Harvard University political scientist Robert D. Putnam’s new book The Upswing: How America Came Together a Century Ago and How We Can Do It Again, written with Shaylyn Romney Garrett, statistically tracks meta-historical trends that brought the U.S. from an individualistic to a communitarian society, and then back again. It is descriptive and prescriptive, ending by offering some lessons in how to try unifying ourselves again.
“[T]he state of America today must be understood by first acknowledging that within living memory, each of the adverse trends we now see was going in the opposite direction,” according to Putnam and Garrett.
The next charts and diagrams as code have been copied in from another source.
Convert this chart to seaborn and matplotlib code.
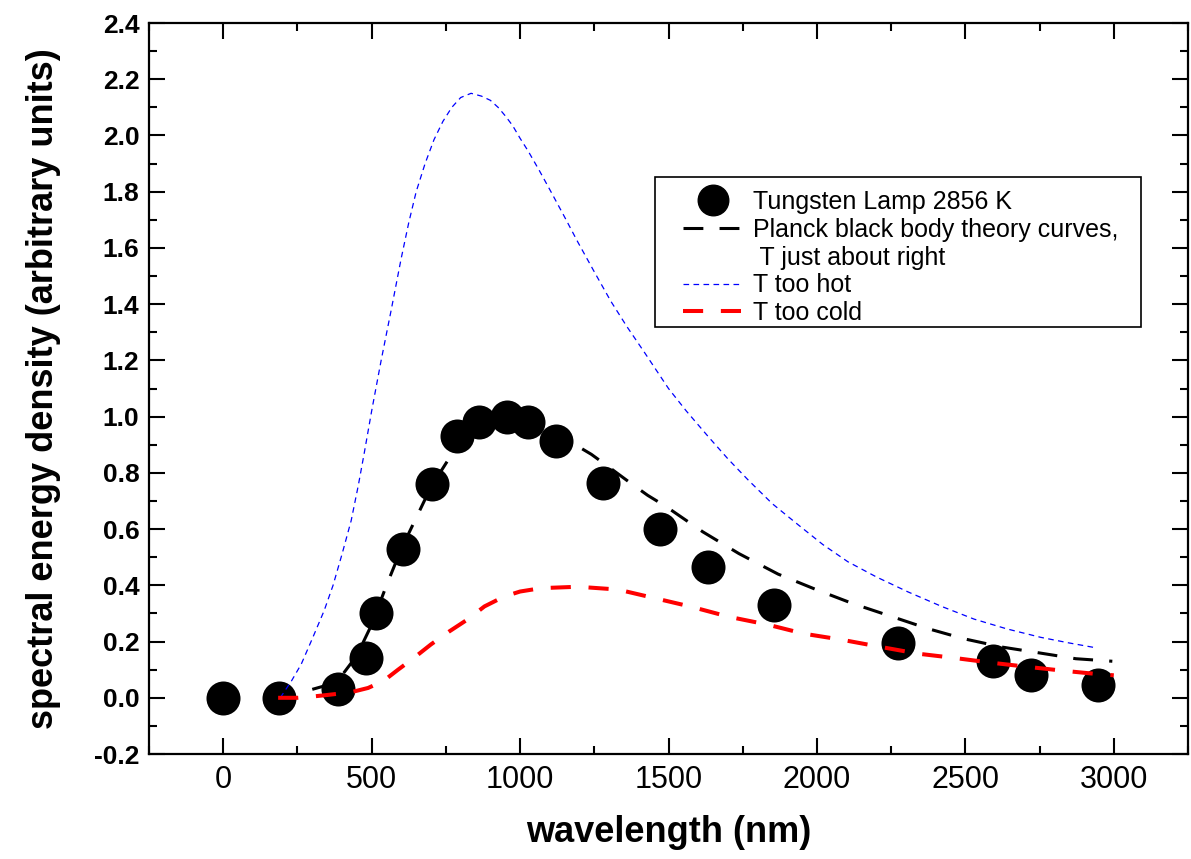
import matplotlib
matplotlib.use("Agg")
import matplotlib.pyplot as plt
from matplotlib.lines import Line2D
from matplotlib.patches import Rectangle
from matplotlib.ticker import MultipleLocator, FormatStrFormatter
import seaborn as sns

# measured lamp spectrum
lamp_wl = [0, 187, 385, 480, 513, 606, 704, 788, 862, 955, 1026, 1121, 1281,
           1472, 1633, 1855, 2273, 2593, 2720, 2946]
lamp_e = [0.0, 0.0, 0.03, 0.14, 0.30, 0.53, 0.76, 0.93, 0.98, 1.0, 0.98, 0.915,
          0.765, 0.60, 0.465, 0.33, 0.195, 0.13, 0.08, 0.047]

# Planck curve, T about right
right_wl = [300, 350, 400, 450, 500, 550, 600, 650, 700, 760, 820, 880, 950,
            1020, 1100, 1170, 1240, 1300, 1364, 1430, 1492, 1616, 1737, 1869,
            1997, 2121, 2249, 2374, 2495, 2626, 2747, 2872, 2995]
right_e = [0.03, 0.045, 0.08, 0.15, 0.26, 0.40, 0.53, 0.64, 0.75, 0.85, 0.93,
           0.975, 1.0, 0.99, 0.955, 0.91, 0.866, 0.82, 0.77, 0.72, 0.68, 0.59,
           0.513, 0.44, 0.385, 0.335, 0.29, 0.246, 0.21, 0.18, 0.16, 0.139, 0.13]

# T too hot
hot_wl = [192, 230, 263, 300, 340, 370, 400, 431, 455, 475, 500, 532, 566, 599,
          625, 650, 680, 710, 740, 770, 800, 835, 870, 900, 926, 950, 975,
          1000, 1027, 1065, 1104, 1150, 1195, 1250, 1306, 1360, 1418, 1500,
          1560, 1633, 1700, 1768, 1850, 1936, 2020, 2104, 2200, 2306, 2420,
          2529, 2640, 2754, 2850, 2939]
hot_e = [0.0, 0.06, 0.12, 0.21, 0.31, 0.40, 0.51, 0.63, 0.755, 0.87, 1.02,
         1.20, 1.38, 1.56, 1.69, 1.80, 1.90, 1.985, 2.05, 2.10, 2.135, 2.15,
         2.14, 2.125, 2.10, 2.07, 2.035, 1.99, 1.945, 1.875, 1.80, 1.71, 1.62,
         1.515, 1.41, 1.32, 1.23, 1.10, 1.02, 0.93, 0.85, 0.775, 0.69, 0.616,
         0.545, 0.484, 0.43, 0.377, 0.325, 0.28, 0.245, 0.215, 0.195, 0.178]

# T too cold
cold_wl = [185, 250, 296, 350, 400, 431, 488, 540, 589, 640, 700, 760, 825,
           880, 946, 1000, 1071, 1195, 1330, 1451, 1576, 1704, 1835, 1956,
           2081, 2209, 2340, 2461, 2586, 2710, 2832, 2939, 3000]
cold_e = [0.0, 0.0, 0.004, 0.01, 0.016, 0.02, 0.035, 0.06, 0.10, 0.14, 0.19,
          0.235, 0.28, 0.325, 0.36, 0.378, 0.39, 0.395, 0.385, 0.355, 0.324,
          0.288, 0.26, 0.228, 0.207, 0.182, 0.157, 0.142, 0.125, 0.11, 0.096,
          0.085, 0.08]

sns.set_theme(style="white")
plt.rcParams["font.family"] = ["Liberation Sans", "DejaVu Sans"]
plt.rcParams["text.color"] = "black"
plt.rcParams["axes.labelcolor"] = "black"
plt.rcParams["xtick.color"] = "black"
plt.rcParams["ytick.color"] = "black"

fig = plt.figure(figsize=(11.91, 8.59), dpi=100)
ax = fig.add_axes([0.1251, 0.1222, 0.8724, 0.851])

sns.scatterplot(x=lamp_wl, y=lamp_e, ax=ax, color="black", s=600,
                edgecolor="black", linewidth=0, zorder=2, legend=False)
sns.lineplot(x=right_wl, y=right_e, ax=ax, color="black", lw=2.2,
             linestyle=(0, (6.5, 5.3)), sort=False, errorbar=None, zorder=3,
             legend=False)
sns.lineplot(x=hot_wl, y=hot_e, ax=ax, color="blue", lw=0.9,
             linestyle=(0, (4.5, 3.5)), sort=False, errorbar=None, zorder=3,
             legend=False)
sns.lineplot(x=cold_wl, y=cold_e, ax=ax, color="red", lw=2.9,
             linestyle=(0, (5.0, 4.4)), sort=False, errorbar=None, zorder=3,
             legend=False)

ax.set_xlim(-250, 3250)
ax.set_ylim(-0.2, 2.4)
ax.xaxis.set_major_locator(MultipleLocator(500))
ax.xaxis.set_minor_locator(MultipleLocator(250))
ax.yaxis.set_major_locator(MultipleLocator(0.2))
ax.yaxis.set_minor_locator(MultipleLocator(0.1))
ax.yaxis.set_major_formatter(FormatStrFormatter("%.1f"))

for sp in ax.spines.values():
    sp.set_visible(True)
    sp.set_color("black")
    sp.set_linewidth(1.6)

ax.tick_params(which="both", direction="in", top=True, right=True,
               bottom=True, left=True, color="black", width=1.5)
ax.tick_params(which="major", length=11.5)
ax.tick_params(which="minor", length=6)
ax.tick_params(axis="x", which="major", labelsize=22, pad=8)
ax.tick_params(axis="y", which="major", labelsize=19, pad=7)
for t in ax.get_yticklabels():
    t.set_fontweight("bold")

ax.set_xlabel("wavelength (nm)", fontsize=26, fontweight="bold", labelpad=14)
ax.set_ylabel("spectral energy density (arbitrary units)", fontsize=26,
              fontweight="bold", labelpad=24)

# legend box drawn separately so the handles can sit inset like the original
ax.add_patch(Rectangle((655 / 1191, 1 - 327 / 859), 486 / 1191, 150 / 859,
                       transform=fig.transFigure, clip_on=False, fill=True,
                       facecolor="white", edgecolor="black", lw=1.2,
                       zorder=4))

handles = [
    Line2D([], [], marker="o", color="black", linestyle="none", markersize=22),
    Line2D([], [], color="black", lw=2.2, linestyle=(0, (6.5, 5.3))),
    Line2D([], [], color="none"),
    Line2D([], [], color="blue", lw=0.9, linestyle=(0, (4.5, 3.5))),
    Line2D([], [], color="red", lw=2.9, linestyle=(0, (5.0, 4.4))),
]
labels = ["Tungsten Lamp 2856 K", "Planck black body theory curves,",
          " T just about right", "T too hot", "T too cold"]
leg = ax.legend(handles, labels, loc="upper left",
                bbox_to_anchor=(683 / 1191, 1 - 190 / 859),
                bbox_transform=fig.transFigure, fontsize=18, frameon=False,
                handlelength=2.36, handletextpad=0.45, labelspacing=0.15,
                borderpad=0, borderaxespad=0)
leg.set_zorder(5)

fig.savefig("out.png", dpi=100)
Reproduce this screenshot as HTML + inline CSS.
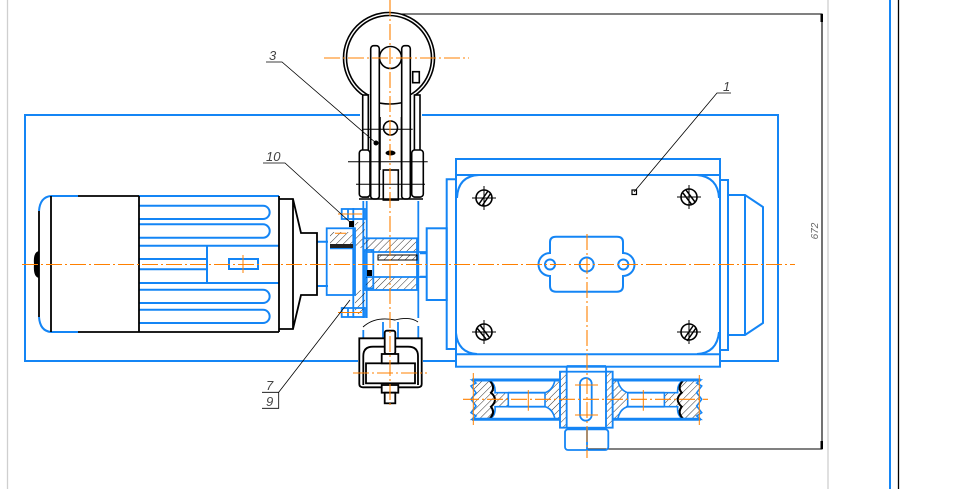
<!DOCTYPE html>
<html><head><meta charset="utf-8">
<style>html,body{margin:0;padding:0;background:#fff;}svg{display:block}</style></head>
<body>
<svg width="967" height="489" viewBox="0 0 967 489" xmlns="http://www.w3.org/2000/svg">
<defs>
<pattern id="h" width="5" height="5" patternUnits="userSpaceOnUse" patternTransform="rotate(45)">
<line x1="0" y1="0" x2="0" y2="5" stroke="#000" stroke-width="0.8"/>
</pattern>
</defs>
<rect width="967" height="489" fill="#fff"/>

<!-- sheet border lines -->
<line x1="7.5" y1="0" x2="7.5" y2="489" stroke="#cfcfcf" stroke-width="1.3"/>
<line x1="828" y1="0" x2="828" y2="489" stroke="#cfcfcf" stroke-width="1.3"/>
<line x1="890" y1="0" x2="890" y2="489" stroke="#1485f5" stroke-width="2"/>
<line x1="898.5" y1="0" x2="898.5" y2="489" stroke="#000" stroke-width="1.3"/>

<!-- base frame -->
<rect x="25" y="115" width="753" height="246" fill="none" stroke="#1485f5" stroke-width="2"/>

<!-- dimension -->
<g stroke="#000" stroke-width="1.1" fill="none">
<path d="M389,14 H822 V449 H587"/>
</g>
<rect x="820.5" y="14" width="2.5" height="8" fill="#000"/>
<rect x="820.5" y="441" width="2.5" height="8" fill="#000"/>
<text x="0" y="0" transform="translate(818,231) rotate(-90)" font-family="Liberation Sans, sans-serif" font-style="italic" font-size="10" fill="#666" text-anchor="middle">672</text>

<!-- MOTOR -->
<g fill="none" stroke="#1485f5" stroke-width="2">
<path d="M51,196 H78 M51,332 H78"/>
<path d="M51,196 Q40,197 39,211 M39,317 Q40,331 51,332"/>
<path d="M139,196 H279 M139,245.7 H279 M139,283 H279"/>
<path d="M139,205.7 H263 A6.65,6.65 0 0 1 263,219 H139"/>
<path d="M139,224.3 H263 A6.65,6.65 0 0 1 263,237.7 H139"/>
<path d="M139,289.7 H263 A6.65,6.65 0 0 1 263,303 H139"/>
<path d="M139,309.7 H263 A6.65,6.65 0 0 1 263,323 H139"/>
<path d="M139,259 H207 M139,269.3 H207 M207,245.7 V283"/>
<rect x="229" y="259" width="29" height="10"/>
<path d="M317,241.7 H328 M317,286 H328"/>
</g>
<line x1="243" y1="255" x2="243" y2="273" stroke="#ff8000" stroke-width="1"/>
<g stroke="#000" stroke-width="1.8" fill="none">
<path d="M78,196 H139 M78,332 H279 M39,211 V317 M51,196 V332 M139,196 V332 M279,196 V332"/>
<path d="M279,199 H293 L301,233 H317 V295 H301 L293,329 H279 M293,199 V329"/>
</g>
<path d="M39,251 Q33,252 34,264 Q33,277 39,278 Z" fill="#000"/>

<!-- GEARBOX -->
<rect x="456" y="159" width="264" height="207.7" fill="#fff" stroke="#1485f5" stroke-width="2"/>
<g fill="none" stroke="#1485f5" stroke-width="2">
<path d="M456,175 H720 M456,354.3 H720"/>
<path d="M457,198 Q458,176 479,175 M456,333 Q458,353 477,354 M697,175 Q718,177 719,198 M719,332 Q717,353 697,354"/>
<path d="M456,179.3 H446.7 V349 H456"/>
<rect x="426.7" y="228.3" width="20" height="71.7"/>
<path d="M420,253.3 H426.7 M420,276.7 H426.7"/>
<path d="M720,180 H728 V350 H720"/>
<path d="M728,195 H745 L763,207 V323 L745,335 H728 M745,195 V335"/>
<path d="M556,236.7 H617 Q623,236.7 623,242 V253 A11.5,11.5 0 0 1 623,276 V286 Q623,291.7 617,291.7 H556 Q550,291.7 550,286 V276 A11.5,11.5 0 0 1 550,253 V242 Q550,236.7 556,236.7 Z"/>
<circle cx="550" cy="264.5" r="5"/>
<circle cx="586.7" cy="264.5" r="7"/>
<circle cx="623.3" cy="264.5" r="5"/>
</g>
<!-- screws -->
<g stroke="#000" fill="none">
<g stroke-width="1.6">
<circle cx="484" cy="198" r="8"/><circle cx="484" cy="332" r="8"/>
<circle cx="689" cy="197" r="8"/><circle cx="689" cy="332" r="8"/>
</g>
<g stroke-width="1">
<path d="M472,198 H496 M484,186 V210 M472,332 H496 M484,320 V344 M677,197 H701 M689,185 V209 M677,332 H701 M689,320 V344"/>
</g>
<g stroke-width="1.5">
<path d="M479,204 L488,191 M482,206 L491,193"/>
<path d="M477,328 L486,339 M480,325 L489,337"/>
<path d="M683,193 L692,205 M686,190 L695,202"/>
<path d="M684,339 L693,326 M687,341 L696,328"/>
</g>
</g>
<rect x="632" y="190" width="4.5" height="4.5" fill="#fff" stroke="#000" stroke-width="1.2"/>

<!-- PULLEY -->
<g fill="url(#h)" stroke="#1485f5" stroke-width="1.6">
<path d="M472,380 H489 Q496,384 495,392.7 H508.3 V406.7 H495 Q496,416 489,419.3 H472 L476,416 L471,412.7 L476,406 L471,399.3 L476,392.7 L471,386 L476,383 Z"/>
<path d="M700.7,380 H683.7 Q676.7,384 677.7,392.7 H664.4 V406.7 H677.7 Q676.7,416 683.7,419.3 H700.7 L696.7,416 L701.7,412.7 L696.7,406 L701.7,399.3 L696.7,392.7 L701.7,386 L696.7,383 Z"/>
<path d="M545,392.7 Q553,390 555,380 H560 V419.3 H555 Q553,409 545,406.7 Z"/>
<path d="M627.7,392.7 Q619.7,390 617.7,380 H612.7 V419.3 H617.7 Q619.7,409 627.7,406.7 Z"/>
<rect x="560" y="371.7" width="6.7" height="56"/>
<rect x="606" y="371.7" width="6.7" height="56"/>
</g>
<g fill="none" stroke="#000" stroke-width="2">
<path d="M489,380 Q496,387 491,392.7 Q499,399.5 491,406.7 Q496,413 489,419.3"/>
<path d="M683.7,380 Q676.7,387 681.7,392.7 Q673.7,399.5 681.7,406.7 Q676.7,413 683.7,419.3"/>
</g>
<g fill="none" stroke="#1485f5" stroke-width="3">
<path d="M472,380 H560 M612.7,380 H700.7 M472,419.3 H560 M612.7,419.3 H700.7"/>
</g>
<g fill="none" stroke="#1485f5" stroke-width="1.8">
<path d="M508.3,392.7 H545 M508.3,406.7 H545 M627.7,392.7 H664.4 M627.7,406.7 H664.4"/>
<rect x="560" y="371.7" width="52.7" height="56"/>
<path d="M566.7,366 H606 M566.7,366 V427.7 M606,366 V427.7"/>
<rect x="580" y="378" width="11.7" height="42.7" rx="5.8"/>
<rect x="565" y="429.3" width="43.3" height="20.7" rx="3"/>
<path d="M587,429.3 V450"/>
</g>

<!-- central column -->
<g stroke="#1485f5" stroke-width="1.8" fill="none">
<path d="M363.3,197 V338 M366.7,197 V338 M418.3,197 V338"/>
</g>

<!-- COUPLING -->
<rect x="363.3" y="238.3" width="53.7" height="13.7" fill="url(#h)"/>
<rect x="363.3" y="277" width="53.7" height="13" fill="url(#h)"/>
<rect x="355" y="222" width="10" height="26" fill="url(#h)"/>
<rect x="355" y="290" width="10" height="24" fill="url(#h)"/>
<rect x="330" y="232" width="23" height="12" fill="url(#h)"/>
<g stroke="#1485f5" stroke-width="1.8" fill="none">
<rect x="326.7" y="228.3" width="28.3" height="66.7"/>
<path d="M330,248.3 H353.3 V295"/>
<path d="M353.3,208 V318"/>
<rect x="341.7" y="209" width="23.3" height="10"/>
<rect x="341.7" y="308" width="23.3" height="9"/>
<path d="M348,209 V219 M348,308 V317"/>
<rect x="363.3" y="238.3" width="53.7" height="51.7"/>
<path d="M366.7,252 H427 M366.7,277 H427"/>
<rect x="365" y="250" width="8.3" height="38.3"/>
</g>
<rect x="330" y="244" width="23" height="4" fill="#222"/>
<rect x="378" y="255" width="39" height="5" fill="url(#h)" stroke="#000" stroke-width="1"/>
<rect x="367" y="270" width="5" height="6" fill="#000"/>
<rect x="349" y="221" width="5" height="6" fill="#000"/>

<!-- ITEM 3 (upper) -->
<g stroke="#000" stroke-width="1.6">
<circle cx="389" cy="58" r="45.5" fill="#fff"/>
<circle cx="389" cy="58" r="42.5" fill="none"/>
</g>
<rect x="360" y="95" width="62" height="106" fill="#fff"/>
<g stroke="#000" stroke-width="1.6" fill="#fff">
<path d="M375,102 Q389,106 405,102" fill="none"/>
<rect x="362.7" y="95" width="5.6" height="102"/>
<rect x="414.4" y="95" width="5.6" height="102"/>
<circle cx="390.5" cy="57.5" r="11"/>
<rect x="370.7" y="45.7" width="8.6" height="153.3" rx="3"/>
<rect x="401.7" y="45.7" width="8.6" height="153.3" rx="3"/>
<path d="M380,117 V170 M401.5,117 V170" fill="none"/>
<circle cx="390.5" cy="128" r="7"/>
<rect x="383.3" y="170" width="15" height="30"/>
<rect x="359.3" y="150" width="10.7" height="47" rx="3"/>
<rect x="411.7" y="150" width="11.6" height="47" rx="3"/>
<rect x="412.7" y="71.7" width="6.6" height="11"/>
<path d="M359,199 H423" fill="none"/>
</g>
<g stroke="#000" stroke-width="1" fill="none">
<path d="M362,129.3 H412.7 M348,161.7 H427.7 M356,184.3 H425"/>
</g>
<ellipse cx="390.5" cy="153" rx="5" ry="2.5" fill="#000"/>
<circle cx="376" cy="143" r="2.5" fill="#000"/>

<!-- bottom bracket -->
<rect x="358" y="318" width="65" height="72" fill="#fff"/>
<g stroke="#1485f5" stroke-width="1.8" fill="none">
<path d="M383,322 V338 M398,322 V338 M363.3,330 V338 M418.3,326 V338"/>
</g>
<path d="M363,327 Q375,316 395,320 Q410,316 418,322" fill="none" stroke="#000" stroke-width="0.9"/>
<g stroke="#000" stroke-width="1.8" fill="#fff">
<path d="M359.3,338.3 H421.7 V384 Q421.7,387.3 418,387.3 H363 Q359.3,387.3 359.3,384 Z"/>
<path d="M363.3,385 V356 Q363.3,346.7 373,346.7 H408 Q418,346.7 418,356 V385" fill="none"/>
<rect x="366" y="363.3" width="49" height="20"/>
<rect x="384.7" y="330.7" width="10.6" height="23.3" rx="2"/>
<rect x="381.7" y="354" width="16.6" height="9.3"/>
<rect x="381.7" y="385" width="16.6" height="7.7"/>
<rect x="384.7" y="392.7" width="10.6" height="10.6"/>
</g>

<!-- CENTERLINES -->
<g stroke="#ff8000" stroke-width="1.1" fill="none" stroke-dasharray="16 3 2 3">
<path d="M22,264.5 H795"/>
<path d="M390,0 V408"/>
<path d="M324,58 H469"/>
<path d="M587,234 V458"/>
<path d="M463,399.3 H708"/>
<path d="M353,373 H427"/>
</g>
<g stroke="#ff8000" stroke-width="1" fill="none">
<path d="M473.3,373 V425 M699.3,375 V425 M528.3,390 V410.7 M643.3,390 V410.7 M575,385 H598 M575,415 H598"/>
<path d="M338,214 H362 M335,233.3 H346 M338,312.5 H362"/>
</g>

<!-- LEADERS -->
<g stroke="#000" stroke-width="0.8" fill="none">
<path d="M266,62 H282 L376,143"/>
<path d="M263,163 H285 L351,223"/>
<path d="M262,392.3 H278.7 V408.3 H262 M278.7,392.3 L350,300"/>
<path d="M634,192 L717,93 H731"/>
</g>
<g font-family="Liberation Sans, sans-serif" font-style="italic" font-size="13" fill="#444">
<text x="269" y="60">3</text>
<text x="266" y="161">10</text>
<text x="266" y="390">7</text>
<text x="266" y="406">9</text>
<text x="723" y="91">1</text>
</g>
</svg>
</body></html>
They
show that, to a surprising degree, century-long trends in economics, politics, society, and culture are remarkably similar, such that it is possible to summarize all of them in a single phenomenon: The story of the American experiment in the twentieth century is one of a long upswing toward increasing solidarity, followed by a steep downturn into increasing individualism. From “I” to “we,” and back again to “I.”
One traced trend
The Upswing’s traced trends include philanthropy—specifically including an upswing in personal giving, followed by a disheartening downswing. “Imperfect but comprehensive records of all nationwide personal giving … as a fraction of national income show a classic inverted U-curve, rising steadily and nearly doubling from 1929 to 1964 but then turning back downward from 1964 to 1996,” Putnam and Garrett write. Putnam authored 2000’s well-received and influential Bowling Alone: The Collapse and Revival of American Community.
Citing a total of nine sources in two endnotes, they continue,
For a decade between 1996 and 2005, total national philanthropy unexpectedly shot upward by nearly one third, only to fall back equally sharply in the following decade. This temporary spurt in generosity puzzled experts for some years, but further investigation showed that it was driven entirely by megagifts during the boom years from the mid-1990s to the Great Recession, while the rate of giving in the population as a whole continued to fall. Measures of the “average” gift were pulled way up by a few high outliers. By contrast, giving to United Way, the largest single charity in America and one focused almost entirely on small gifts, fell uninterruptedly in the nearly six decades between 1961 and 2017, with no evidence whatsoever of an increase in the 1996-2005 boom years. In short, philanthropy among most Americans has fallen steadily since the mid-1960s, only partially and temporarily offset by megagifts from the newly mega-rich.
This is exactly what happened in the previous Gilded Age, as Rockefeller, Andrew Carnegie, and some of their peers, immensely rich as a by-product of the massive increase in inequality, doled out megagifts. It may seem hard to be critical of the generosity of Bill Gates, Warren Buffett, and Mark Zuckerberg, but their personal charity shouldn’t conceal the metastasizing self-centeredness among middle-class Americans since the peak of our generosity in the 1960s.
Timelines and Tocqueville
Putnam and Garrett believe progressivism provided a healthy breeding ground for America’s civic activity, including as expressed by personal giving in the philanthropic context. Progressives had “a compelling desire to repudiate the downward drift of our nation, and a galvanizing belief in the power of ordinary citizens to do so,” they write.
This might well fit their Upswing timeline; progressivism was, in fact, ascendant in America—including in its government, in its public policies, and among its well-credentialed elites—from the 1930s to the 1960s, when the “I” became “we” in their argument.
But progressivism didn’t just stop in the 1960s, when the “we” lamentingly began to go back to “I” again. In fact, progressivism ascended even further beginning in the ’60s—in an even faster-growing government and its bureaucratically implemented and enforced policies, as others’ timelines reflect, and among elites with their own compelling desire to repudiate what they considered the downward drift of our nation.
While laudably trying to reconcile any tensions between individualism and community as American ideals at the end of The Upswing, Putnam and Garrett say “[w]e reject the view that more freedom necessarily entails less equality and community, believing instead with Alexis de Tocqueville that individualism ‘rightly understood’ is perfectly compatible with equality and community.”
There’s also another serious relevant tension in The Upswing’s historical analysis, and not as easily elidable—essentially, between Tocqueville and progressivism. More of those wanting, and working, to effect another upswing in the measures of America’s economic, political, social, and cultural well-being—including in philanthropy—should turn to Tocqueville and his observations about a thriving civil society rather than the now clearly ascendant progressivism. Including in philanthropy, where it’s actually close to achieving outright predominance.